The Mission School’s origins are tied to The Art Institute of San Francisco, Machado’s MFA alma mater. “I moved here in 2005,” he says, “so I really didn’t get to experience it. But there was still a little bit of the Mission School’s magic left back then. It feels more sterile these days, but it’s such a resilient city. I think it’s going to continue to surprise people.” 

Amato-Salvatierra and Palmer point out novelty waves as Larus glides along the waterfront. They discuss the Goldilocks conditions of swell and tide needed to turn them on. A luxury sailing yacht worth hundreds of thousands of dollars crosses the bow. Pirates with deep pockets. The three friends wave at them—as is the unwritten boating code when wakes cross. The waves are seen but not returned. 

“Rich assholes like that never wave back,” Jay says. Everyone laughs in agreement. 

Central to Machado’s shipping container work is a critique of consumerism. Scaling up at Facebook’s SF HQ, 2019. Photograph courtesy of Martin Machado.

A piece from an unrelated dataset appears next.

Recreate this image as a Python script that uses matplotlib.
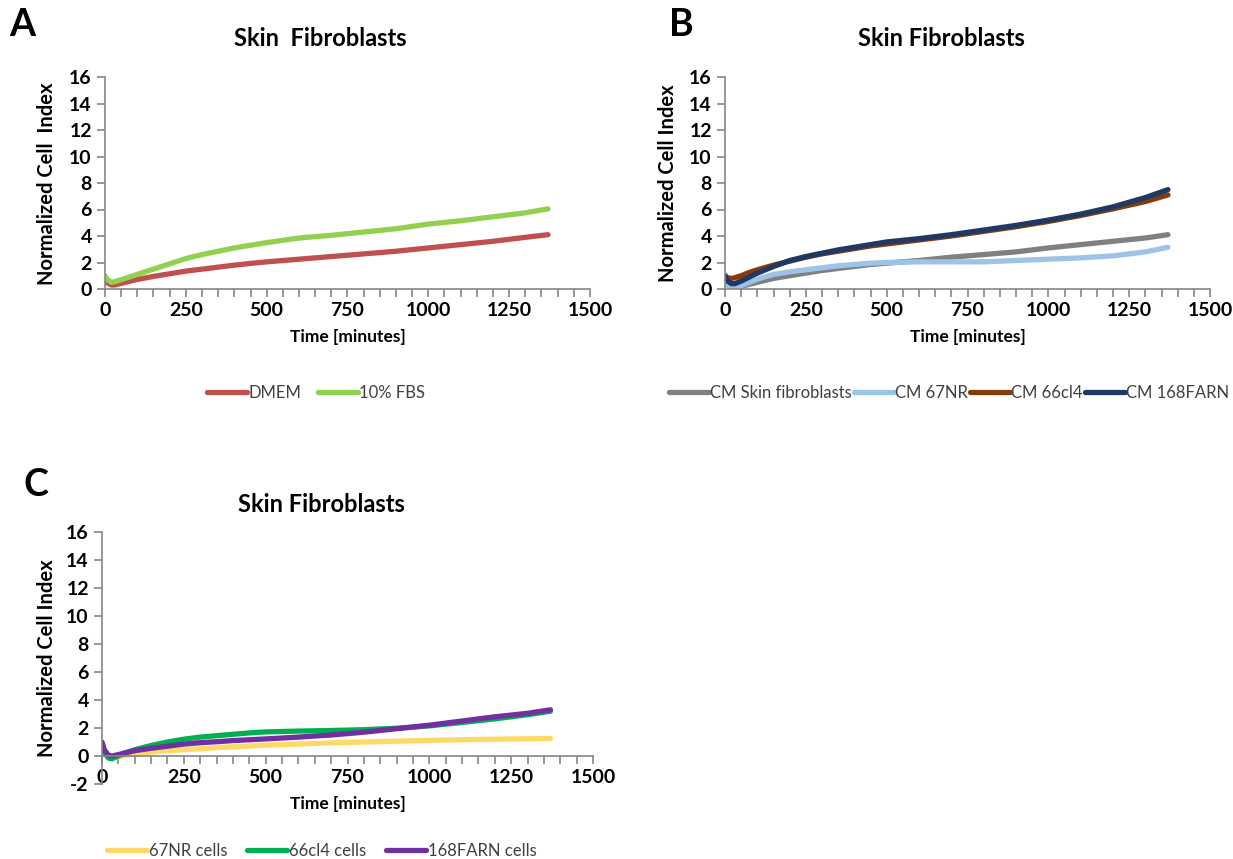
import matplotlib.pyplot as plt
from matplotlib.ticker import MultipleLocator

plt.rcParams['font.family'] = ['Lato', 'DejaVu Sans']
plt.rcParams['axes.unicode_minus'] = False

# time points (minutes), shared by all series
time_min = [0, 8, 20, 30, 50, 75, 100, 150, 200, 250, 300, 350, 400, 450,
            500, 600, 700, 800, 900, 1000, 1100, 1200, 1300, 1370]

# panel A
dmem = [0.6, 0.45, 0.3, 0.3, 0.42, 0.58, 0.72, 0.95, 1.15, 1.35, 1.5, 1.65, 1.8, 1.93,
        2.05, 2.25, 2.45, 2.65, 2.85, 3.1, 3.35, 3.6, 3.9, 4.1]
fbs = [1.0, 0.7, 0.5, 0.55, 0.7, 0.9, 1.1, 1.5, 1.9, 2.3, 2.6, 2.85, 3.1, 3.3,
       3.5, 3.85, 4.05, 4.3, 4.55, 4.9, 5.15, 5.45, 5.75, 6.05]

# panel B
cm_skin = [0.6, 0.3, 0.15, 0.1, 0.2, 0.35, 0.5, 0.8, 1.0, 1.2, 1.4, 1.55, 1.7, 1.85,
           1.95, 2.15, 2.4, 2.6, 2.8, 3.1, 3.35, 3.6, 3.85, 4.1]
cm_67nr = [0.6, 0.3, 0.15, 0.1, 0.25, 0.5, 0.75, 1.1, 1.3, 1.45, 1.6, 1.75, 1.85, 1.95,
           2.0, 2.05, 2.05, 2.05, 2.15, 2.25, 2.35, 2.5, 2.8, 3.15]
cm_66cl4 = [1.0, 0.85, 0.8, 0.85, 1.0, 1.25, 1.45, 1.8, 2.1, 2.4, 2.65, 2.85, 3.05, 3.25,
            3.4, 3.7, 4.0, 4.35, 4.7, 5.1, 5.55, 6.05, 6.6, 7.1]
cm_168farn = [1.0, 0.6, 0.4, 0.4, 0.6, 0.9, 1.2, 1.7, 2.15, 2.45, 2.7, 2.95, 3.15, 3.35,
              3.55, 3.8, 4.1, 4.45, 4.8, 5.2, 5.65, 6.2, 6.9, 7.5]

# panel C
cells_67nr = [0.8, 0.2, -0.05, -0.1, -0.05, 0.05, 0.15, 0.28, 0.38, 0.45, 0.52, 0.6, 0.66, 0.72,
              0.78, 0.86, 0.94, 1.0, 1.06, 1.12, 1.16, 1.2, 1.23, 1.25]
cells_66cl4 = [0.9, 0.2, -0.15, -0.2, 0.0, 0.25, 0.45, 0.75, 1.0, 1.2, 1.35, 1.45, 1.55, 1.65,
               1.72, 1.78, 1.82, 1.88, 1.98, 2.15, 2.4, 2.65, 2.95, 3.2]
cells_168farn = [1.0, 0.4, 0.05, 0.0, 0.1, 0.25, 0.38, 0.55, 0.7, 0.85, 0.95, 1.02, 1.1, 1.16,
                 1.22, 1.35, 1.5, 1.7, 1.95, 2.2, 2.5, 2.8, 3.05, 3.3]

W, H = 1233, 859
fig = plt.figure(figsize=(W / 100, H / 100), dpi=100)
axis_grey = '#868686'


def px(x, y):
    return x / W, 1 - y / H


def style_axes(ax, ymin):
    ax.set_xlim(0, 1500)
    ax.set_ylim(ymin, 16)
    ax.xaxis.set_major_locator(MultipleLocator(250))
    ax.xaxis.set_minor_locator(MultipleLocator(50))
    ax.yaxis.set_major_locator(MultipleLocator(2))
    for s in ['top', 'right']:
        ax.spines[s].set_visible(False)
    for s in ['left', 'bottom']:
        ax.spines[s].set_color(axis_grey)
        ax.spines[s].set_linewidth(1.2)
    ax.spines['bottom'].set_position(('data', 0))
    ax.tick_params(which='both', direction='out', color=axis_grey, width=1.2, length=6)
    ax.tick_params(labelsize=14)
    for lab in ax.get_xticklabels() + ax.get_yticklabels():
        lab.set_fontweight('bold')
    ax.set_xlabel('Time [minutes]', fontsize=12.5, fontweight='bold', labelpad=7)


def draw(ax, series):
    handles = []
    for vals, col, name in series:
        h, = ax.plot(time_min, vals, color=col, lw=3.8, solid_capstyle='round', label=name)
        handles.append(h)
    return handles


def legend(handles, x, y, ncol, spacing):
    fig.legend(handles=handles, loc='center', bbox_to_anchor=px(x, y), ncol=ncol,
               frameon=False, fontsize=12, handlelength=2.4, columnspacing=spacing,
               handletextpad=0.1, labelcolor='#404040')


# ---- A ----
axA = fig.add_axes([105 / W, 1 - 289 / H, 485 / W, 212 / H])
hA = draw(axA, [(dmem, '#C0504D', 'DMEM'), (fbs, '#92D050', '10% FBS')])
style_axes(axA, 0)
fig.text(*px(320, 38), 'Skin  Fibroblasts', ha='center', va='center', fontsize=17, fontweight='bold')
fig.text(*px(22, 25), 'A', ha='center', va='center', fontsize=27, fontweight='bold')
fig.text(*px(47, 184), 'Normalized Cell  Index', rotation=90, ha='center', va='center',
         fontsize=14.5, fontweight='bold')
legend(hA, 316, 393, 2, 1.0)

# ---- B ----
axB = fig.add_axes([725 / W, 1 - 289 / H, 485 / W, 212 / H])
hB = draw(axB, [(cm_skin, '#808080', 'CM Skin fibroblasts'), (cm_67nr, '#9DC3E6', 'CM 67NR'),
                (cm_66cl4, '#843C0C', 'CM 66cl4'), (cm_168farn, '#1F3864', 'CM 168FARN')])
style_axes(axB, 0)
fig.text(*px(941, 38), 'Skin Fibroblasts', ha='center', va='center', fontsize=17, fontweight='bold')
fig.text(*px(681, 25), 'B', ha='center', va='center', fontsize=27, fontweight='bold')
fig.text(*px(668, 183), 'Normalized Cell Index', rotation=90, ha='center', va='center',
         fontsize=14.5, fontweight='bold')
legend(hB, 949, 393, 4, 0.1)

# ---- C ----
axC = fig.add_axes([102 / W, 1 - 784 / H, 491 / W, 252 / H])
hC = draw(axC, [(cells_67nr, '#FFD966', '67NR cells'), (cells_66cl4, '#00B050', '66cl4 cells'),
                (cells_168farn, '#7030A0', '168FARN cells')])
style_axes(axC, -2)
fig.text(*px(321, 505), 'Skin Fibroblasts', ha='center', va='center', fontsize=17, fontweight='bold')
fig.text(*px(36, 485), 'C', ha='center', va='center', fontsize=27, fontweight='bold')
fig.text(*px(47, 658), 'Normalized Cell Index', rotation=90, ha='center', va='center',
         fontsize=14.5, fontweight='bold')
legend(hC, 322, 851, 3, 1.2)

fig.savefig('out.png', dpi=100)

Machado, Palmer, and Amato-Salvatierra talk color schemes for Larus. Pink, turquoise, and maroon are not ruled out. Using Larus to launch a micro-crabbing business is also discussed. Machado is right about San Francisco being resilient, especially as machinations to catch crustaceans with a neon sailboat by an artist, a fisherman, and a firefighter are still attainable dreams in the city. Wind is starting to funnel through the Golden Gate like a turbine, white-capping the middle of the bay. It’s time to head back. After jibing, the sail fills and Larus starts heeling through the chop back toward the harbor. Machado’s riding high on the starboard side, studying the patterns.